Ever been to a place that you can remember not just as a disjointed collection of visuals or sounds, but a feeling as well? A feeling of wonder, excitement, or just plain happiness that you’ll always associate with this place and just thinking about it brings back those feelings in one big rush. These are the places I’ll always remember.
I’m not sure how we ended up going to Monemvasia. It was a small village teetering off one of the fingers of the Peloponnese in southern Greece, a speck on the map surrounded by plenty of other small villages I imagined would be just like it. I think my girlfriend Helen’s mum said it was nice, and the photos online – mostly of a big lump of an island connected to the mainland by a landbridge – made it look scenic if nothing else.

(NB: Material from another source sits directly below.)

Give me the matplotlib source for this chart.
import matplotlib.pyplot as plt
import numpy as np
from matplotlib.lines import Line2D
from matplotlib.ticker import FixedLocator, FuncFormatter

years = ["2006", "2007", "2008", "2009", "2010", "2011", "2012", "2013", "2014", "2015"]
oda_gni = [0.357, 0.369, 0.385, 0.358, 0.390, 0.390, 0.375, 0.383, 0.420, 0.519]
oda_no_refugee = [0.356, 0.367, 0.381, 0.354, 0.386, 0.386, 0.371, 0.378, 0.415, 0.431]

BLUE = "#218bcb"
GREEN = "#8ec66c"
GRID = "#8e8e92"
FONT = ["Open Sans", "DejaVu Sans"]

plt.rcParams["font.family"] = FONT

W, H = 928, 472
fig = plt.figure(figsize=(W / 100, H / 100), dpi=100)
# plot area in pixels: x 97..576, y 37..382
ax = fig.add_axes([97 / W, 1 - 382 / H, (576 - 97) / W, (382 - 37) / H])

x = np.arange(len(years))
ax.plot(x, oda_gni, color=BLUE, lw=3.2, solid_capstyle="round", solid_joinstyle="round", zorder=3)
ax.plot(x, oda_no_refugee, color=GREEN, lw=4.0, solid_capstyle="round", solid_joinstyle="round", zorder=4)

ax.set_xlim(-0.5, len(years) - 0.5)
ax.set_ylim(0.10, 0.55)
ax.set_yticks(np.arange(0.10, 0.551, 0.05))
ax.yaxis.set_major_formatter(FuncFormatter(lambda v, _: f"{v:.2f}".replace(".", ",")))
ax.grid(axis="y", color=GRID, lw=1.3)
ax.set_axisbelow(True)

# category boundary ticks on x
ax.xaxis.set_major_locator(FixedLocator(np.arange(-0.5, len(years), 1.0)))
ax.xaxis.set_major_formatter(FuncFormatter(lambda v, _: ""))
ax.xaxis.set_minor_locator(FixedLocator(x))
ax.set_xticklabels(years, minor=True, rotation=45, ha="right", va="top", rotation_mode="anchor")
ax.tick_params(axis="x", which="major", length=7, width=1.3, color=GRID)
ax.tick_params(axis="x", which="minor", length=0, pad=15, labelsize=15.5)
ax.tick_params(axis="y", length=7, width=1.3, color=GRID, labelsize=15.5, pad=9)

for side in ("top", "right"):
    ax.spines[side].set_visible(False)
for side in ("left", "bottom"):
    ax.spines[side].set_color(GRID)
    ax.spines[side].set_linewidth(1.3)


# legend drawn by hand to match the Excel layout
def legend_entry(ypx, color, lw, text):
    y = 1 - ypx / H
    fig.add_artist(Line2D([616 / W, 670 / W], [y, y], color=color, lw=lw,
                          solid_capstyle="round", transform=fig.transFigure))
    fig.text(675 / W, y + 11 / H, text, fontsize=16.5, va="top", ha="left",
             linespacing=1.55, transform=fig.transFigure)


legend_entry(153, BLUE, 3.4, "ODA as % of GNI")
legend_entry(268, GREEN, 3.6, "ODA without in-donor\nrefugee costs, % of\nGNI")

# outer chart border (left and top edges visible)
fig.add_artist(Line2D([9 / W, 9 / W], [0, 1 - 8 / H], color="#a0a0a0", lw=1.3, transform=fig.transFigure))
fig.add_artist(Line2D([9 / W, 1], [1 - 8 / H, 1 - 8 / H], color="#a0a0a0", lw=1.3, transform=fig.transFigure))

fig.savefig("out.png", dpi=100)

It certainly didn’t seem to be much of a tourist attraction by the way it was connected. We caught a bus from Athens, which dumped us seemingly in the middle of nowhere. After asking around my girlfriend discovered we’d have to catch a taxi down to the town, a ride over half an hour away through rolling groves of olive trees.
While we waited for the taxi we met a man. He was maybe a couple of years older than ourselves with messy black hair and a scruffy beard common in Greece even before the hipster beard swept the world. He was from Gefira, the slightly larger village just across the bridge from Monemvasia. He spoke in gentle tones of the island, how was a beautiful place and we’d enjoy it. He also told us to mention his name at the hotel we were to be staying at on the island – an old stone fortification that Helen booked so we could say that we stayed in a castle in Europe.

Whoever he was he seemed to hold sway with the owners of the hotel, and we found ourselves upgraded to round room inside the old tower. Embedded in the roof were little fairylights that I think were supposed to emulate the night sky. I think it was a bit of a fad back then, nonetheless, it was nice to lie back under hundreds of little dots of light, especially after smashing my head a couple of times on the extremely low doorways.

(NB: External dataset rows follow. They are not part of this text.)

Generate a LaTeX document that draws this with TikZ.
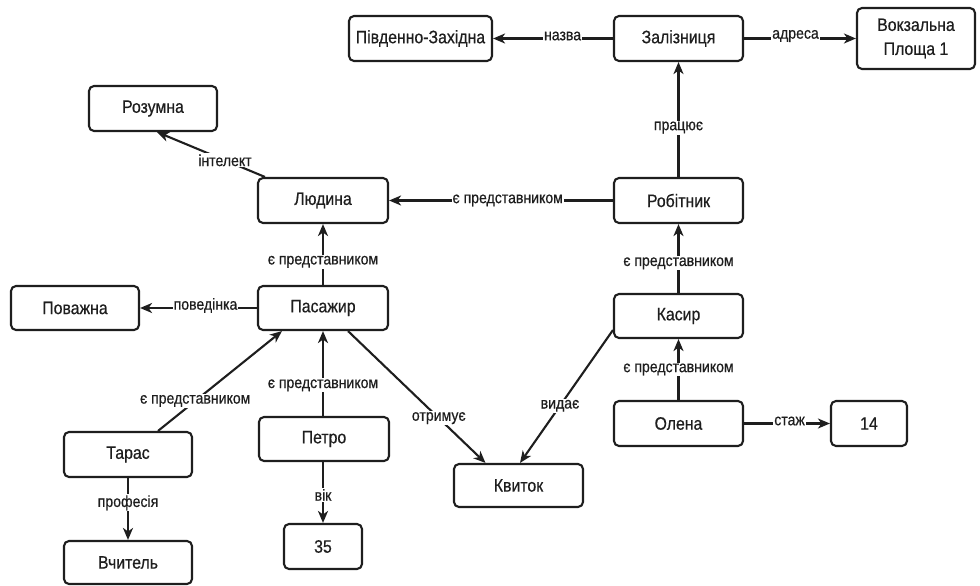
\documentclass[tikz,border=0pt]{standalone}
\usepackage{fontspec}
\setmainfont{Liberation Sans}[FakeStretch=0.88,FakeBold=0.5]
\usetikzlibrary{arrows.meta}
\definecolor{ink}{HTML}{1E1E1E}
\begin{document}
\begin{tikzpicture}[x=1pt,y=-1pt,
  box/.style={draw=ink,line width=2.1pt,rounded corners=5pt,fill=white,
    minimum width=129pt,minimum height=45pt,inner sep=2pt,align=center,
    font=\fontsize{18}{20}\selectfont,text=ink},
  conn/.style={draw=ink,line width=2.1pt,-{Stealth[length=12pt,width=10pt,inset=3.5pt]}},
  lbl/.style={fill=white,inner sep=1pt,font=\fontsize{16}{18}\selectfont,text=ink},
  hl/.style={lbl,yshift=2.5pt}]
\useasboundingbox (0,0) rectangle (980,586);
% nodes
\node[box,minimum width=143pt] (pz) at (420.5,38.5) {Південно-Західна};
\node[box] (zal) at (678.5,38.5) {Залізниця};
\node[box,minimum width=118pt,minimum height=61pt,font=\fontsize{18}{24}\selectfont] (vok) at (916,38.5) {Вокзальна\\Площа 1};
\node[box,minimum width=128pt] (roz) at (153,108.5) {Розумна};
\node[box,minimum width=130pt] (lud) at (323,200.5) {Людина};
\node[box] (rob) at (678.5,200.5) {Робітник};
\node[box,minimum width=128pt,minimum height=44pt] (pov) at (75,308) {Поважна};
\node[box,minimum width=130pt,minimum height=44pt] (pas) at (323,308) {Пасажир};
\node[box,minimum height=44pt] (kas) at (678.5,316) {Касир};
\node[box,minimum width=128pt] (tar) at (128,454.5) {Тарас};
\node[box,minimum width=130pt,minimum height=44pt] (pet) at (324,439) {Петро};
\node[box,minimum height=43pt] (kv) at (518.5,485.5) {Квиток};
\node[box] (ol) at (678.5,423.5) {Олена};
\node[box,minimum width=76pt] (n14) at (869,423.5) {14};
\node[box,minimum width=128pt,minimum height=43pt] (vch) at (128,562.5) {Вчитель};
\node[box,minimum width=78pt] (n35) at (323,546.5) {35};
% connectors
\draw[conn] (zal) -- node[hl,pos=0.42] {назва} (pz);
\draw[conn] (zal) -- node[hl,pos=0.46] {адреса} (vok);
\draw[conn] (rob) -- node[lbl,pos=0.43] {працює} (zal);
\draw[conn] ([xshift=8pt]lud.north west) -- node[lbl,pos=0.37] {інтелект} ([xshift=4pt]roz.south);
\draw[conn] (rob) -- node[lbl,pos=0.47] {є представником} (lud);
\draw[conn] (pas) -- node[lbl,pos=0.38] {є представником} (lud);
\draw[conn] (pas) -- node[hl,pos=0.44] {поведінка} (pov);
\draw[conn] ([xshift=30pt]tar.north) -- node[lbl,pos=0.3] {є представником} ([xshift=-41pt]pas.south);
\draw[conn] ([xshift=-1pt]pet.north) -- node[lbl,pos=0.36] {є представником} (pas.south);
\draw[conn] ([xshift=25pt]pas.south) -- node[lbl,pos=0.66] {отримує} ([xshift=-33pt]kv.north);
\draw[conn] ([yshift=9pt]kas.south west) -- node[lbl,pos=0.57] {видає} ([xshift=1.5pt]kv.north);
\draw[conn] (kas) -- node[lbl,pos=0.43] {є представником} (rob);
\draw[conn] (ol) -- node[lbl,pos=0.5] {є представником} (kas);
\draw[conn] (ol) -- node[hl,pos=0.53] {стаж} (n14);
\draw[conn] (tar) -- node[lbl,pos=0.4] {професія} (vch);
\draw[conn] ([xshift=-1pt]pet.south) -- node[lbl,pos=0.54] {вік} (n35);
\end{tikzpicture}
\end{document}
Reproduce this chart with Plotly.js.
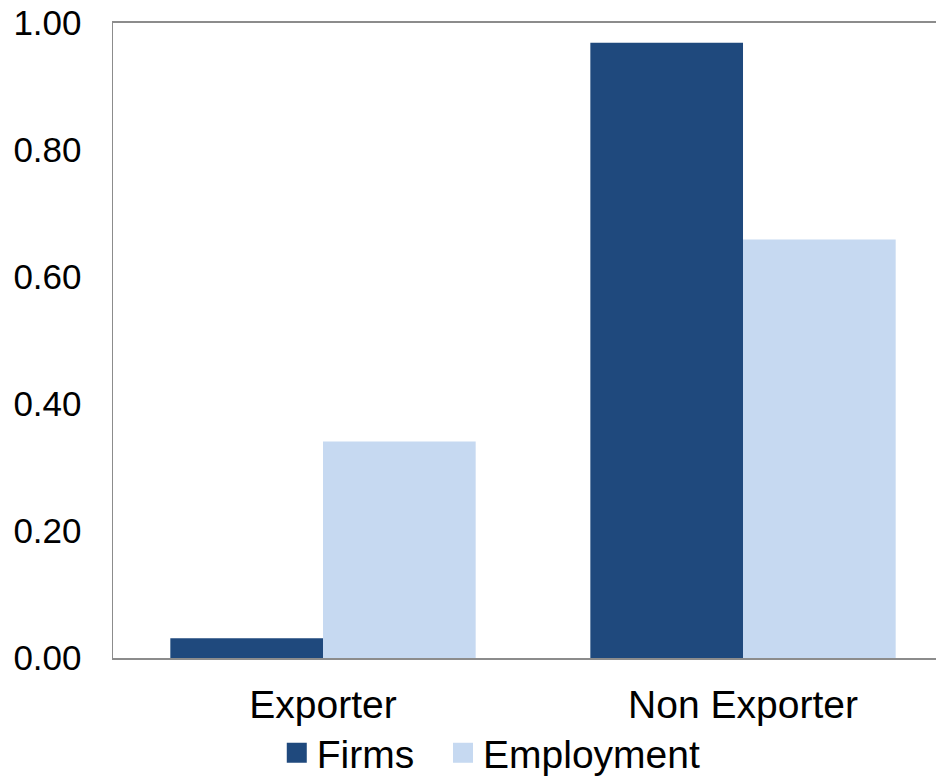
<!DOCTYPE html>
<html>
<head>
<meta charset="utf-8">
<script src="https://cdn.plot.ly/plotly-3.0.1.min.js"></script>
<style>html,body{margin:0;padding:0;background:#fff;}#chart{width:936px;height:777px;}</style>
</head>
<body>
<div id="chart"></div>
<script>
const categories = ["Exporter", "Non Exporter"];
const firms = [0.031, 0.969];
const employment = [0.341, 0.659];
const yTickVals = [0, 0.2, 0.4, 0.6, 0.8, 1.0];
const yTickText = ["0.00", "0.20", "0.40", "0.60", "0.80", "1.00"];

const font = "Liberation Sans, Arial, sans-serif";
const traces = [
  {type: "bar", name: "Firms", x: categories, y: firms, marker: {color: "#1F497D"}, legend: "legend"},
  {type: "bar", name: "Employment", x: categories, y: employment, marker: {color: "#C6D9F1"}, legend: "legend2"}
];
const legendBase = {
  orientation: "h", xanchor: "left", yref: "container", y: 0.031, yanchor: "middle",
  font: {size: 39, family: font, color: "#000"}, bgcolor: "rgba(0,0,0,0)",
  itemclick: false, itemdoubleclick: false
};
const layout = {
  width: 936, height: 777,
  margin: {l: 113, r: 0, t: 23, b: 119, pad: 0},
  paper_bgcolor: "#ffffff", plot_bgcolor: "#ffffff",
  barmode: "group", bargap: 0.273, bargroupgap: 0,
  font: {family: font, color: "#000000"},
  xaxis: {
    type: "category", range: [-0.5, 1.4595], fixedrange: true,
    showline: true, mirror: true, linecolor: "#8c8c8c", linewidth: 2,
    showgrid: false, ticks: "", tickfont: {size: 39, family: font, color: "#000"},
    ticklabelstandoff: 11
  },
  yaxis: {
    range: [0, 1.0], showline: true, mirror: true, linecolor: "#8c8c8c", linewidth: 1.5,
    showgrid: false, zeroline: false, ticks: "",
    tickvals: yTickVals, ticktext: yTickText,
    tickfont: {size: 35, family: font, color: "#000"}, ticklabelstandoff: 23
  },
  showlegend: true,
  legend: Object.assign({}, legendBase, {x: 0.199}),
  legend2: Object.assign({}, legendBase, {x: 0.401})
};
Plotly.newPlot("chart", traces, layout, {displayModeBar: false, staticPlot: true}).then(function () {
  document.querySelectorAll(".legendpoints path").forEach(function (p) {
    p.setAttribute("d", "M10,10H-10V-10H10Z");
  });
});
</script>
</body>
</html>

By this point we still hadn’t really seen Monemvasia, the hotel was on the bridge-side of the island, looking back towards Gefira. It was a pleasant enough seaside town, but not exactly picturesque compared to the sights on the Greek islands (Santorini comes to mind). We’d wander over to the other side of the island the following day.
Many parts of Greece are hot and dusty in the summer, with a golden-yellow haze that seems to settle over everything, from the whitewashed houses to the sun-dried vegetation. The short road around the island was just that. What greeted us on the other side was an impressively high but crumbling stone wall in that same sand-blasted yellow colour, stretching from the steep cliff face to the bright blue Mediterranean. It looked like we were in for a long, hot day exploring the ruins of a fortification. Not a bad way to spend the afternoon, but certainly a tiring one, and it was something we’d already seen a few times before in Greece. I was wrong, those walls were misleading.

Stepping through the gate we found ourselves in a tight twisting maze of houses, restaurants, shops and churches (lots of churches). While some were ruined many were still very much occupied and open for business. This was an old village, certainly, but it was still very much alive. It was a small stone town crammed between two stone walls at each end and wedged between the high cliffs and the sea. It was like nothing I’d never seen before.

The sun beat down on orange terracotta roofs supported by the same yellow-brown stones that made up the fortified walls. It wasn’t something you’d expect to see in a region where every building appears to be whitewashed and flat-topped. Apparently it was an influence of the alternating rule of the Byzantines, Venetians and Ottomons who all controlled the village at one point or another, and it presented something new, exciting and most importantly different for us to explore. Not something we’d seen in the guidebooks.

The town may have been alive but it was very sleepy at the time of our visit in early September. The summer crowds had faded and we had a pretty clear run of the place. My overall impression of the town was one of restful beauty, where every gap between the buildings framed a serene view of the sparkling blue sea.

Behind the village you could climb climb climb up the steep cliffs for a spectacular view of the sprawl of buildings below. Further up, on the very top of the island and away from the town proper, stood an enormous Orthodox church. Only in Greece.

There’s a magic to this place, perhaps heightened by my relative inexperience with overseas travel at the time, combined with the quiet time of year we visited and the golden end-of-summer light, that I’ll never forget. I see photos of it at different times of year, when the vegetation is green and the skies are grey, and it doesn’t look half as exciting as when we visited. I don’t think I’ll go back, I want to always remember it how it looks in my photos and in my mind, gold, brown and orange under an endless blue sky.